Gen-Z Protests and the TOB Allegation
The concern has sharpened following allegations tied to Nepal’s Gen-Z protest movement on Bhadra 23 and 24. A biker group known as TOB — Tibetan Original Blood Group — has been accused of stoking unrest during those demonstrations.
Whether or not the allegation holds up to scrutiny, it has reportedly pushed Chinese authorities to watch Tibetan-linked activity inside Nepal more closely than before. For Beijing, Nepal is not just a neighboring state — it sits inside what China treats as a sensitive southern security perimeter. A birthday celebration held in the capital, attended by foreign diplomats, fits directly into that watchfulness.
What Nepal Risks
If any Tibetan group were to repeat the Mustang-era pattern — using Nepali territory with foreign backing to act against China — the consequences for Nepal could be severe. The country could find itself pulled into the kind of great-power confrontation it has spent decades trying to avoid.
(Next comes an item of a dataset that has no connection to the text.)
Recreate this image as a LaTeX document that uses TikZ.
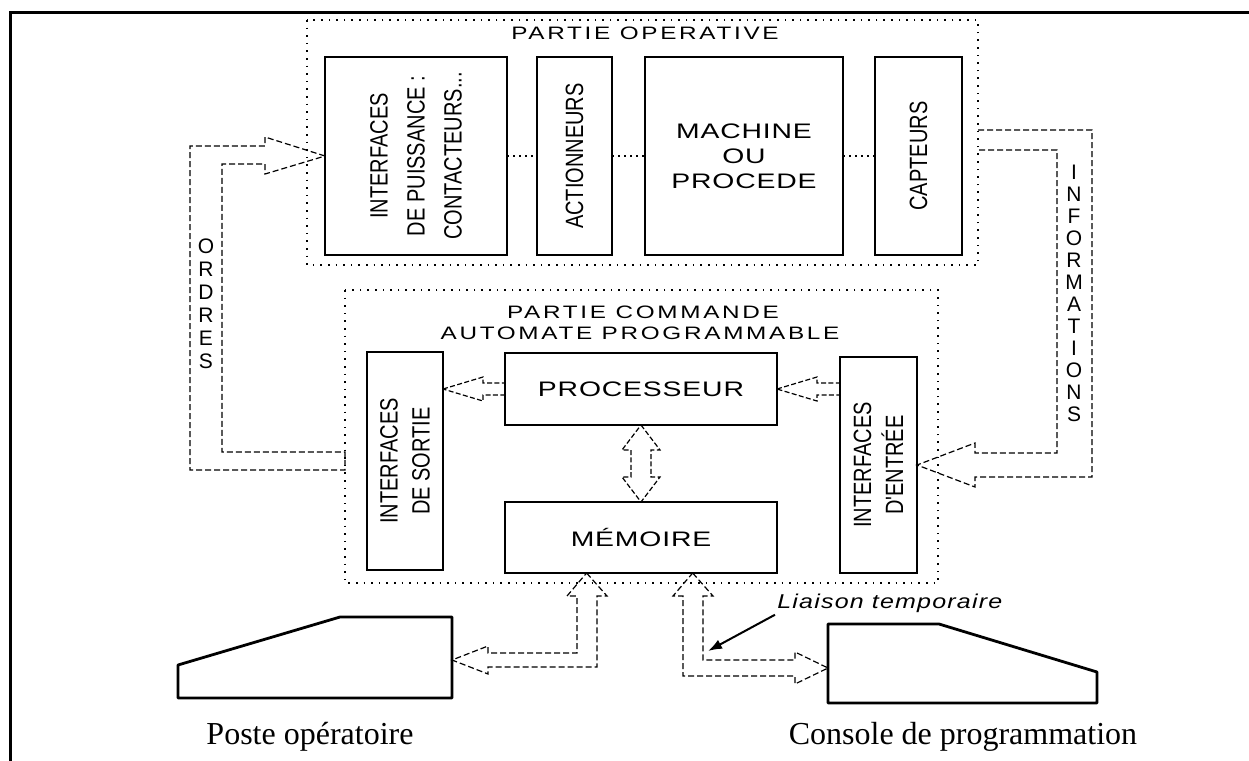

Ukraine offers a warning of what that can look like for a smaller state caught between larger powers. Nepal shares a long land border directly with China, a fact that raises the stakes if any outside power tries to use Nepali territory as leverage against Beijing.
The Balancing Act Ahead
The Dalai Lama’s birthday is not simply a religious or cultural occasion in this context — it is a test of how carefully Nepal’s government manages competing pressures.
Nepal has to weigh its commitments to human rights, religious freedom, and its long history of hosting Tibetan refugees against its relationship with China, its One China Policy commitments, and its own national security interests. Any hesitation, ambiguity, or delay in how the government handles Tibet-related activity carries the potential to escalate into a larger diplomatic problem.
The clearest message Nepal can send is that its territory will not be used against any neighboring state — and that Tibet-related activity within its borders will be handled with the same caution that ended the Mustang insurgency five decades ago. For a country positioned exactly where Nepal sits on the map, even small, symbolic events can carry outsized diplomatic consequences.